IRS Expands Automatic Approval Available to Single-Employer DB Plans

By ASPPA • March 26, 2015 • 0 Comments
  1. The IRS announced March 25 that it has expanded automatic approval opportunities for single-employer defined benefit plans. It provides automatic approval of a change in funding method regarding a single-employer DB plan under certain circumstances in which the change in method results from a change in the plan’s enrolled actuary.

    This automatic approval will apply for plan years beginning on or after Jan. 1, 2013 for plans that meet the conditions outlined in Announcement 2015-3. That announcement was the subject of ASPPA asap 2015-03, “Change in Actuary on Plan Takeover? Announcement 2015-3 Addresses Automatic Approval for Change in Funding Method,” published Jan. 15, 2015 and written by Judy Miller, ASPPA Director of Retirement Policy and ACOPA Executive Director. The new stance the IRS has taken is an expansion of the automatic approval opportunities previously available to single-employer DB plans under Announcement 2010-3.
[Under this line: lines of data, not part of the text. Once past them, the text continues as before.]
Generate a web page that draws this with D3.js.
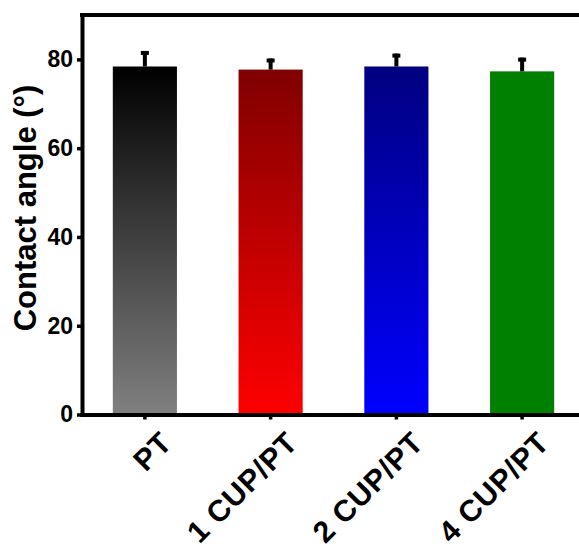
<!DOCTYPE html>
<html>
<head>
<meta charset="utf-8">
<script src="https://cdn.jsdelivr.net/npm/d3@7"></script>
<style>
  body { margin: 0; background: #fff; }
  svg { display: block; }
  svg text { font-family: "Liberation Sans", Arial, sans-serif; font-weight: bold; fill: #000; }
</style>
</head>
<body>
<svg width="579" height="549"></svg>
<script>
const categories = ['PT', '1 CUP/PT', '2 CUP/PT', '4 CUP/PT'];
const angles = [78.4, 77.7, 78.4, 77.3];
const errors = [3.5, 2.5, 2.9, 3.1];
const topColors = ['#000000', '#800000', '#000080', '#008000'];
const bottomColors = ['#808080', '#ff0000', '#0000ff', '#008000'];
const yTicks = [0, 20, 40, 60, 80];

const data = categories.map((c, i) => ({ cat: c, v: angles[i], e: errors[i], top: topColors[i], bot: bottomColors[i], id: 'grad' + i }));

const svg = d3.select('svg');
const margens = { left: 82, top: 15, bottom: 414.5, right: 585 };

// ---- Escalas
const x = d3.scaleBand()
    .domain(categories)
    .range([margens.left, margens.right])
    .paddingInner(0.49)
    .paddingOuter(0.245);

const y = d3.scaleLinear()
    .domain([0, 90])
    .range([margens.bottom, margens.top]);

// ---- Gradientes
const defs = svg.append('defs');
data.forEach(d => {
    const g = defs.append('linearGradient')
        .attr('id', d.id)
        .attr('x1', 0).attr('y1', 0).attr('x2', 0).attr('y2', 1);
    g.append('stop').attr('offset', '0%').attr('stop-color', d.top);
    g.append('stop').attr('offset', '100%').attr('stop-color', d.bot);
});

// ---- Barras
svg.selectAll('.barra')
    .data(data)
    .enter()
    .append('rect')
    .attr('class', 'barra')
    .attr('x', d => x(d.cat))
    .attr('y', d => y(d.v))
    .attr('width', x.bandwidth())
    .attr('height', d => y(0) - y(d.v))
    .attr('fill', d => `url(#${d.id})`);

// ---- Barras de erro
const eb = svg.selectAll('.erro')
    .data(data)
    .enter()
    .append('g')
    .attr('class', 'erro');

eb.append('rect')
    .attr('x', d => x(d.cat) + x.bandwidth() / 2 - 2)
    .attr('y', d => y(d.v + d.e))
    .attr('width', 4)
    .attr('height', d => y(d.v) - y(d.v + d.e))
    .attr('fill', '#000');

eb.append('rect')
    .attr('x', d => x(d.cat) + x.bandwidth() / 2 - 4)
    .attr('y', d => y(d.v + d.e))
    .attr('width', 8)
    .attr('height', 4)
    .attr('fill', '#000');

// ---- Eixos
const eixoY = svg.append('g')
    .attr('transform', `translate(${margens.left}, 0)`)
    .call(d3.axisLeft(y).tickValues(yTicks).tickSize(5).tickSizeOuter(0).tickPadding(4));

eixoY.select('.domain').attr('stroke-width', 4).attr('stroke-linecap', 'square');
eixoY.selectAll('.tick line').attr('stroke-width', 3.5);
eixoY.selectAll('.tick text')
    .style('font-size', '23px');

const eixoX = svg.append('g')
    .attr('transform', `translate(0, ${margens.bottom})`)
    .call(d3.axisBottom(x).tickSize(5).tickSizeOuter(0));

eixoX.select('.domain').attr('stroke-width', 4).attr('stroke-linecap', 'square');
eixoX.selectAll('.tick line').attr('stroke-width', 3.5);
eixoX.selectAll('.tick text')
    .attr('y', null)
    .attr('dy', null)
    .attr('text-anchor', 'end')
    .attr('transform', 'translate(29, 30) rotate(-45)')
    .style('font-size', '30px')
    .style('letter-spacing', '0.8px');

// ---- Moldura superior
svg.append('line')
    .attr('x1', margens.left)
    .attr('x2', margens.right)
    .attr('y1', margens.top)
    .attr('y2', margens.top)
    .attr('stroke', '#000')
    .attr('stroke-width', 4)
    .attr('stroke-linecap', 'square');

// ---- Rotulo do eixo Y
svg.append('text')
    .attr('transform', 'rotate(-90)')
    .attr('x', -208)
    .attr('y', 36)
    .attr('text-anchor', 'middle')
    .style('font-size', '31px')
    .text('Contact angle (°)');
</script>
</body>
</html>
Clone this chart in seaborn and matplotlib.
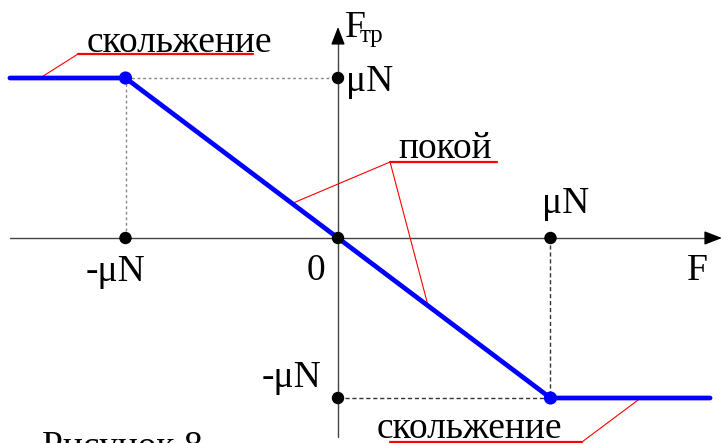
import matplotlib
matplotlib.use('Agg')
import matplotlib.pyplot as plt
import seaborn as sns
import numpy as np

sns.set_theme(style='white')
plt.rcParams['font.family'] = ['Liberation Serif', 'DejaVu Serif']

# характеристика силы трения (в единицах μN)
F = [-1.544, -1.0, 1.0, 1.751]
Ftr = [1.0, 1.0, -1.0, -1.0]

# отмеченные точки на осях
pts_x = [-1.0, 0.0, 1.0, 0.0, 0.0]
pts_y = [0.0, 0.0, 0.0, 1.0, -1.0]

# точки излома
knee_x = [-1.0, 1.0]
knee_y = [1.0, -1.0]

fs = 27
fig = plt.figure(figsize=(7.23, 4.43), dpi=100)
ax = fig.add_axes([0, 0, 1, 1])
ax.set_xlim(-1.5906, 1.8118)
ax.set_ylim(-1.28125, 1.4875)
ax.axis('off')

# оси
ax.plot([-1.544, 1.75], [0, 0], color='#444444', lw=1.0, zorder=1)
ax.plot([0, 0], [-1.244, 1.25], color='#444444', lw=1.0, zorder=1)
ax.annotate('', xy=(1.807, 0), xytext=(1.74, 0),
            arrowprops=dict(arrowstyle='-|>,head_length=0.9,head_width=0.35',
                            color='black', lw=1.0, shrinkA=0, shrinkB=0))
ax.annotate('', xy=(0, 1.319), xytext=(0, 1.22),
            arrowprops=dict(arrowstyle='-|>,head_length=0.9,head_width=0.35',
                            color='black', lw=1.0, shrinkA=0, shrinkB=0))

# пунктирные проекции
ax.plot([knee_x[0], 0], [knee_y[0], knee_y[0]], color='#888888', lw=1.0, ls=(0, (2, 2)), zorder=1)
ax.plot([knee_x[0], knee_x[0]], [knee_y[0], 0], color='#888888', lw=1.0, ls=(0, (2, 2)), zorder=1)
ax.plot([knee_x[1], knee_x[1]], [0, knee_y[1]], color='#333333', lw=1.0, ls=(0, (3, 2)), zorder=1)
ax.plot([0, knee_x[1]], [knee_y[1], knee_y[1]], color='#333333', lw=1.0, ls=(0, (3, 2)), zorder=1)

# основная линия
sns.lineplot(x=F, y=Ftr, sort=False, color='#0000ff', lw=3.4, ax=ax, zorder=3)
sns.scatterplot(x=knee_x, y=knee_y, color='#0000ff', s=90, edgecolor='none', ax=ax, zorder=4)
sns.scatterplot(x=pts_x, y=pts_y, color='black', s=80, edgecolor='none', ax=ax, zorder=5)

# подписи осей и значений
ax.text(0.033, 1.256, 'F', fontsize=fs, ha='left', va='baseline', color='black')
ax.text(0.1, 1.222, 'тр', fontsize=18, ha='left', va='baseline', color='black')
ax.text(0.038, 0.919, 'μN', fontsize=fs, ha='left', va='baseline', color='black')
ax.text(-0.106, -0.2625, '0', fontsize=fs, ha='center', va='baseline', color='black')
ax.text(-1.045, -0.269, '-μN', fontsize=fs, ha='center', va='baseline', color='black')
ax.text(1.071, 0.156, 'μN', fontsize=fs, ha='center', va='baseline', color='black')
ax.text(1.692, -0.2625, 'F', fontsize=fs, ha='center', va='baseline', color='black')
ax.text(-0.221, -0.931, '-μN', fontsize=fs, ha='center', va='baseline', color='black')

# выноски
red = '#ff0000'
ax.text(-1.181, 1.1625, 'скольжение', fontsize=fs, ha='left', va='baseline', color='black')
ax.plot([-1.2235, -0.4], [1.15, 1.15], color=red, lw=1.6, zorder=2)
ax.plot([-1.402, -1.2235], [1.0, 1.15], color=red, lw=0.8, zorder=2)

ax.text(0.282, 0.5, 'покой', fontsize=fs, ha='left', va='baseline', color='black')
ax.plot([0.245, 0.748], [0.475, 0.475], color=red, lw=1.6, zorder=2)
ax.plot([-0.216, 0.245, 0.424], [0.216, 0.475, -0.424], color=red, lw=0.8, zorder=2)

ax.text(0.184, -1.25, 'скольжение', fontsize=fs, ha='left', va='baseline', color='black')
ax.plot([0.245, 1.148], [-1.275, -1.275], color=red, lw=1.6, zorder=2)
ax.plot([1.148, 1.431], [-1.275, -0.994], color=red, lw=0.8, zorder=2)

ax.text(-1.393, -1.369, 'Рисунок 8', fontsize=fs, ha='left', va='baseline', color='black')

fig.savefig('out.png', dpi=100)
    If the plan qualifies for automatic approval, the new enrolled actuary may use new actuarial assumptions and a new funding method for the current plan year only if those changes are permitted under the generally applicable requirements of Internal Revenue Code Sections 430(h) and 412(d)(1).

    The March 25 announcement expands the automatic approval in Announcement 2010-3 by allowing the new actuary to:

    1. perform the 5% comparison for the year in which the takeover occurs (instead of requiring that the new actuary compare the results for the prior year); and

    2. use a signed actuarial valuation report issued by the prior enrolled actuary for the plan (instead of requiring the comparison to be made based on the plan’s Schedule SB).

    One area in which the IRS expects that this will be particularly helpful is regarding the change in interest rates used for minimum funding purposes under the Highway and Transportation Funding Act of 2014 (HATFA). Under HATFA, a plan sponsor is allowed to use the HATFA interest rates retroactively for the 2013 plan year, even if the 2013 Schedule SB was already filed.